UPDATE: after additional clarification it turned out that OP meant "set of points" instead of "sequence of points", and so the problem is reduced to TSP. Ignore the following solution which assumes "sequence of points".
The first approach is that you could solve using Floyd-Warshall algorithm in $O(|V|^3)$ time.
1) Convert the grid into a weighted graph where $w(v_i,v_j) = 1$ for each neighbouring pair of points $(p_i,p_j)$ on the grid. I assume that every move in any of the eight directions from a point takes 1 step (but you may use a different metric).

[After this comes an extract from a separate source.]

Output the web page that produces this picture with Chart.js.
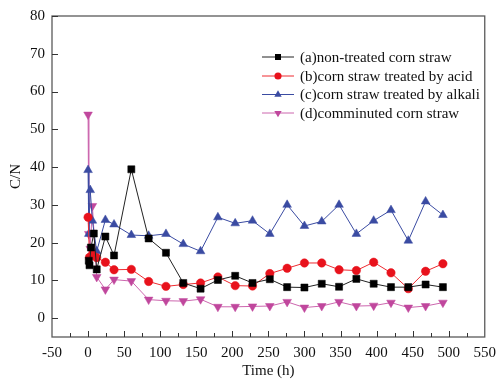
<!DOCTYPE html>
<html>
<head>
<meta charset="utf-8">
<script src="https://cdn.jsdelivr.net/npm/chart.js@4.4.1/dist/chart.umd.min.js"></script>
<style>
  html, body { margin: 0; padding: 0; background: #fff; }
</style>
</head>
<body>
<canvas id="c" width="503" height="381"></canvas>
<script>
// sampling times (h) and C/N ratio
const hoursA = [1, 2, 4, 8, 12, 24, 36, 60, 84, 108, 132, 156, 180, 204, 228, 252, 276, 300, 324, 348, 372, 396, 420, 444, 468, 492];
const cnA = [15.2, 14.0, 18.7, 22.4, 12.9, 21.6, 16.6, 39.4, 21.1, 17.3, 9.3, 7.8, 10.1, 11.2, 9.3, 10.3, 8.2, 8.1, 9.1, 8.3, 10.4, 9.1, 8.2, 8.2, 8.9, 8.2];

const hoursB = [0, 2, 6, 12, 24, 36, 60, 84, 108, 132, 156, 180, 204, 228, 252, 276, 300, 324, 348, 372, 396, 420, 444, 468, 492];
const cnB = [26.7, 16.1, 16.8, 16.0, 14.8, 12.8, 12.9, 9.7, 8.4, 8.9, 9.3, 10.9, 8.6, 8.5, 11.8, 13.2, 14.6, 14.6, 12.8, 12.6, 14.8, 12.0, 7.8, 12.4, 14.4];

const hoursC = [0, 1, 3, 6, 12, 24, 36, 60, 84, 108, 132, 156, 180, 204, 228, 252, 276, 300, 324, 348, 372, 396, 420, 444, 468, 492];
const cnC = [39.2, 22.3, 33.9, 25.8, 17.7, 26.0, 24.8, 22.0, 21.8, 22.3, 19.6, 17.7, 26.7, 25.1, 25.8, 22.3, 30.0, 24.4, 25.6, 30.0, 22.3, 25.8, 28.6, 20.5, 30.9, 27.3];

const hoursD = [0, 1, 3, 6, 12, 24, 36, 60, 84, 108, 132, 156, 180, 204, 228, 252, 276, 300, 324, 348, 372, 396, 420, 444, 468, 492];
const cnD = [53.9, 22.3, 18.4, 29.7, 10.9, 7.6, 10.2, 9.8, 4.9, 4.6, 4.5, 5.0, 3.0, 3.0, 3.1, 3.2, 4.3, 2.8, 3.2, 4.3, 3.2, 3.3, 4.1, 2.8, 3.2, 4.1];

const seriesNames = ['(a)non-treated corn straw', '(b)corn straw treated by acid', '(c)corn straw treated by alkali', '(d)comminuted corn straw'];
const yTicks = [0, 10, 20, 30, 40, 50, 60, 70, 80];

const FONT = "'Liberation Serif', 'Times New Roman', serif";

function pts(hours, vals) {
  return hours.map((h, i) => ({ x: h, y: vals[i] }));
}

function makeSet(label, data, color, lineColor, style, radius, rot) {
  return {
    label: label,
    data: data,
    borderColor: lineColor,
    backgroundColor: color,
    pointBackgroundColor: color,
    pointBorderColor: color,
    pointBorderWidth: 0.5,
    borderWidth: 1,
    pointStyle: style,
    pointRadius: radius,
    pointRotation: rot,
    tension: 0
  };
}

let datasets = [
  makeSet(seriesNames[0], pts(hoursA, cnA), '#000000', '#222222', 'rect', 5, 0),
  makeSet(seriesNames[1], pts(hoursB, cnB), '#e8121c', '#ee2a30', 'circle', 4.2, 0),
  makeSet(seriesNames[2], pts(hoursC, cnC), '#3a4ba2', '#3a4ba2', 'triangle', 5, 0),
  makeSet(seriesNames[3], pts(hoursD, cnD), '#c0479d', '#cc66ae', 'triangle', 5, 180)
];

// frame, inward ticks and legend drawn inside the plot
const framePlugin = {
  id: 'frame',
  afterDraw(chart) {
    const ctx = chart.ctx;
    const a = chart.chartArea;
    const xs = chart.scales.x, ys = chart.scales.y;
    ctx.save();
    ctx.strokeStyle = '#5a5a5a';
    ctx.lineWidth = 1.3;
    ctx.strokeRect(a.left, a.top, a.right - a.left, a.bottom - a.top);

    ctx.lineWidth = 1;
    ctx.strokeStyle = '#333';
    ctx.beginPath();
    for (let v = -25; v < 550; v += 25) {
      let px = Math.round(xs.getPixelForValue(v)) + 0.5;
      let len = (v % 50 === 0) ? 6 : 4;
      ctx.moveTo(px, a.bottom);
      ctx.lineTo(px, a.bottom - len);
    }
    yTicks.forEach(v => {
      let py = Math.round(ys.getPixelForValue(v)) + 0.5;
      ctx.moveTo(a.left, py);
      ctx.lineTo(a.left + 6, py);
    });
    ctx.stroke();

    // legend
    const rowY = [57, 76, 94.5, 113];
    chart.data.datasets.forEach((ds, i) => {
      let y = rowY[i];
      ctx.strokeStyle = ds.borderColor;
      ctx.lineWidth = 1;
      ctx.beginPath();
      ctx.moveTo(262, y);
      ctx.lineTo(294, y);
      ctx.stroke();
      ctx.fillStyle = ds.pointBackgroundColor;
      Chart.helpers.drawPoint(ctx, {
        pointStyle: ds.pointStyle,
        radius: ds.pointRadius * 0.85,
        rotation: ds.pointRotation,
        borderWidth: 0
      }, 278, y);
      ctx.fillStyle = '#111';
      ctx.font = '15px ' + FONT;
      ctx.textBaseline = 'middle';
      ctx.fillText(ds.label, 300, y + 1);
    });
    ctx.restore();
  }
};

new Chart(document.getElementById('c'), {
  type: 'line',
  data: { datasets: datasets },
  options: {
    responsive: false,
    animation: false,
    devicePixelRatio: 1,
    layout: { padding: { top: 14, right: 11, left: 0, bottom: 0 } },
    plugins: {
      legend: { display: false },
      tooltip: { enabled: false }
    },
    scales: {
      x: {
        type: 'linear',
        min: -50,
        max: 550,
        grid: { display: false, drawTicks: false },
        border: { display: false },
        ticks: { stepSize: 50, color: '#111', padding: 7, maxRotation: 0, font: { family: FONT, size: 15 } },
        title: { display: true, text: 'Time (h)', color: '#111', font: { family: FONT, size: 15 }, padding: { top: 0, bottom: 1 } },
        afterFit(scale) { scale.height = 44; }
      },
      y: {
        min: -5,
        max: 80,
        grid: { display: false, drawTicks: false },
        border: { display: false },
        ticks: { color: '#111', padding: 7, font: { family: FONT, size: 15 } },
        afterBuildTicks(scale) { scale.ticks = yTicks.map(v => ({ value: v })); },
        title: { display: true, text: 'C/N', color: '#111', font: { family: FONT, size: 15 }, padding: { top: 7, bottom: 0 } },
        afterFit(scale) { scale.width = 52; }
      }
    }
  },
  plugins: [framePlugin]
});
</script>
</body>
</html>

2) Compute shortest paths for each pairs of vertices (points on the grid) $(v_i,v_j)$, by storing them in the matrix $M$, where $M[i][j]$ means the shortest path from point $p_i$ to the point $p_j$, using Floyd-Warshall algorithm.

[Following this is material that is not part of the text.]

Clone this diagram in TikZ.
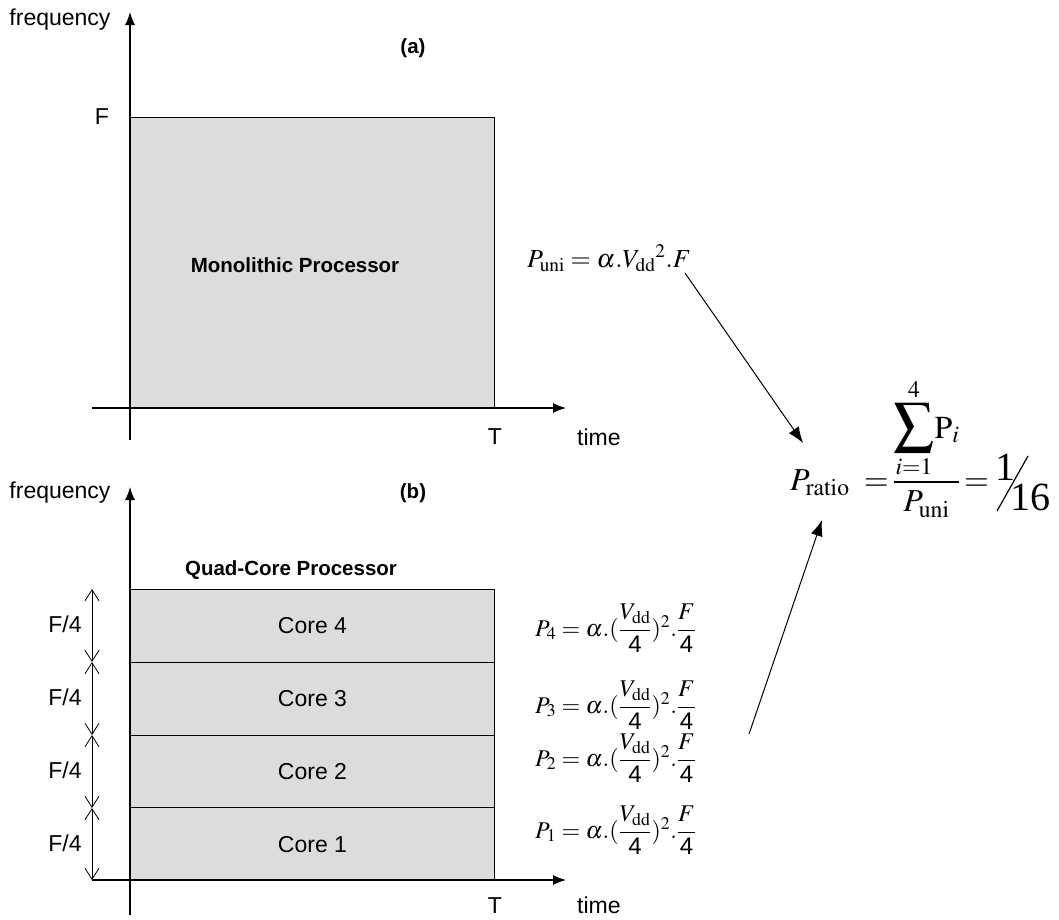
\documentclass[tikz,border=0pt]{standalone}
\usepackage{amsmath}
\usepackage{mathptmx}
\usepackage{fontspec}
\setmainfont{Liberation Serif}
\setsansfont{Liberation Sans}
\usetikzlibrary{arrows.meta}
\definecolor{boxgray}{RGB}{220,220,221}
\begin{document}
\begin{tikzpicture}[x=1pt,y=-1pt,
  lbl/.style={font=\fontsize{23}{26}\sffamily, inner sep=0pt},
  blbl/.style={font=\fontsize{20.5}{24}\sffamily\bfseries, inner sep=0pt},
  axis/.style={line width=1.2pt, -{Latex[length=13pt,width=10pt]}},
  box/.style={draw, line width=1pt, fill=boxgray, inner sep=0pt, anchor=north west, minimum width=364pt},
  dim/.style={line width=0.8pt, {Straight Barb[length=11pt,width=14pt]}-{Straight Barb[length=11pt,width=14pt]}},
  eq/.style={font=\fontsize{24}{28}\selectfont, inner sep=0pt, anchor=base west},
  big/.style={font=\fontsize{32}{36}\selectfont, inner sep=0pt, anchor=base west},
  link/.style={line width=1pt, -{Latex[length=16pt,width=12pt]}}]
\useasboundingbox (0,0) rectangle (1059,919);

% ---------- (a) ----------
\node[box, minimum height=291pt] (mono) at (130,117) {};
\node[blbl] (monolbl) at (295,265) {Monolithic Processor};
\coordinate (ya0) at (130,440);
\coordinate (ya1) at (130,12);
\coordinate (xa0) at (92,408);
\coordinate (xa1) at (566,408);
\draw[axis] (ya0) -- (ya1);
\draw[axis] (xa0) -- (xa1);
\node[lbl] (freqa) at (60,20) {frequency};
\node[lbl] (fa) at (102,117) {F};
\node[blbl] (la) at (413,48) {(a)};
\node[lbl] (ta) at (495,437) {T};
\node[lbl, anchor=west] (timea) at (577,437) {time};

% ---------- (b) ----------
\node[box, minimum height=72.75pt, font=\fontsize{23}{26}\sffamily] (c4) at (130,589) {Core 4};
\node[box, minimum height=72.75pt, font=\fontsize{23}{26}\sffamily] (c3) at (130,661.75) {Core 3};
\node[box, minimum height=72.75pt, font=\fontsize{23}{26}\sffamily] (c2) at (130,734.5) {Core 2};
\node[box, minimum height=72.75pt, font=\fontsize{23}{26}\sffamily] (c1) at (130,807.25) {Core 1};
\coordinate (yb0) at (130,915);
\coordinate (yb1) at (130,487);
\coordinate (xb0) at (92,880);
\coordinate (xb1) at (566,880);
\draw[axis] (yb0) -- (yb1);
\draw[axis] (xb0) -- (xb1);
\node[lbl] (freqb) at (60,493) {frequency};
\node[blbl] (lb) at (413,493) {(b)};
\node[blbl] (quad) at (291,570) {Quad-Core Processor};
\node[lbl] (tb) at (495,906) {T};
\node[lbl, anchor=west] (timeb) at (577,905) {time};

\coordinate (d0) at (92,589);
\coordinate (d1) at (92,662);
\coordinate (d2) at (92,735);
\coordinate (d3) at (92,808);
\coordinate (d4) at (92,880);
\draw[dim] (d0) -- (d1);
\draw[dim] (d1) -- (d2);
\draw[dim] (d2) -- (d3);
\draw[dim] (d3) -- (d4);
\node[lbl] (f4) at (65,624) {F/4};
\node[lbl] (f3) at (65,697) {F/4};
\node[lbl] (f2) at (65,770) {F/4};
\node[lbl] (f1) at (65,843) {F/4};

% ---------- formulas ----------
\node[eq, font=\fontsize{26}{30}\selectfont] (puni) at (527,267) {$P_{\mathrm{uni}} = \alpha.{V_{\mathrm{dd}}}^{2}.F$};
\node[eq] (p4) at (535,636) {$P_4 = \alpha.(\dfrac{V_{\mathrm{dd}}}{\textsf{4}})^2.\dfrac{F}{\textsf{4}}$};
\node[eq] (p3) at (535,713) {$P_3 = \alpha.(\dfrac{V_{\mathrm{dd}}}{\textsf{4}})^2.\dfrac{F}{\textsf{4}}$};
\node[eq] (p2) at (535,766) {$P_2 = \alpha.(\dfrac{V_{\mathrm{dd}}}{\textsf{4}})^2.\dfrac{F}{\textsf{4}}$};
\node[eq] (p1) at (535,838) {$P_1 = \alpha.(\dfrac{V_{\mathrm{dd}}}{\textsf{4}})^2.\dfrac{F}{\textsf{4}}$};

\node[big] (pratio) at (790,490) {$P_{\mathrm{ratio}}\;=\!\dfrac{\displaystyle\mathop{\scalebox{1.25}{$\displaystyle\sum$}}\limits_{i=1}^{4}\!\mathrm{P}_i}{P_{\mathrm{uni}}}\!=$};
\node[font=\fontsize{40}{40}\selectfont, inner sep=0pt, anchor=base west] (one) at (995,480) {1};
\node[font=\fontsize{40}{40}\selectfont, inner sep=0pt, anchor=base west] (sixteen) at (1010,510) {16};
\coordinate (s0) at (997,511);
\coordinate (s1) at (1028,456);
\draw[line width=1.2pt] (s0) -- (s1);

\coordinate (a0) at (685,273);
\coordinate (a1) at (803,443);
\coordinate (b0) at (749,734);
\coordinate (b1) at (822,520);
\draw[link] (a0) -- (a1);
\draw[link] (b0) -- (b1);
\end{tikzpicture}
\end{document}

3) Then for the given sequence of points $[p_1(x_1,y_1),\dots, p_k(x_k, y_k)]$, compute the sum $M[p_1][p_2] + M[p_2][p_3] + \dots + M[p_{n-1}][p_n]$ (The shortest path from $p_1$ to $p_2$ plus the shortest to $p_3$ plus $\dots$).
You could take a different approach (a greedy algorithm). Given a sequence of points $[p_1(x_1,y_1),\dots, p_k(x_k, y_k)]$, you first compute the shortest path from $p_1$ to $p_2$ (using Fredman-Tarjan algorithm, using Fibonacci heaps) in $O(E + V\log{V})$ time, then from $p_2$ to $p_3$, and so until the last point. So, its complexity is $O(K(E + V\log{V}))$, where $K$ is the number of points $p_i$. To improve further observe that each vertex has at most eight neighbours and so the graph has at most $8V/2 = 4V$ edges, and hence the time complexity is $O(K(4V + V\log{V}))$ which is $O(KV\log{V}))$.
Yet another approach to improve the greedy algorithm is using BFS for finding the shortest path from one point to another one since your graph has edges only of weight 1 (may be considered as unweighted). BFS works in $O(V+E)$ time or $O(V)$ since your vertices have constant number of neighbours (eight at most). So the running time may be reduced to $O(KV)$.
And finally, you may compute the shortest path from one point $p_i$ to another $p_j$ in $O(1)$ by $\max(|x_i-x_j|, |y_i-y_j|)$ given coordinates $(x_i, y_i)$ and $(x_j,y_j)$ and reduce the algorithm to $O(K)$ time.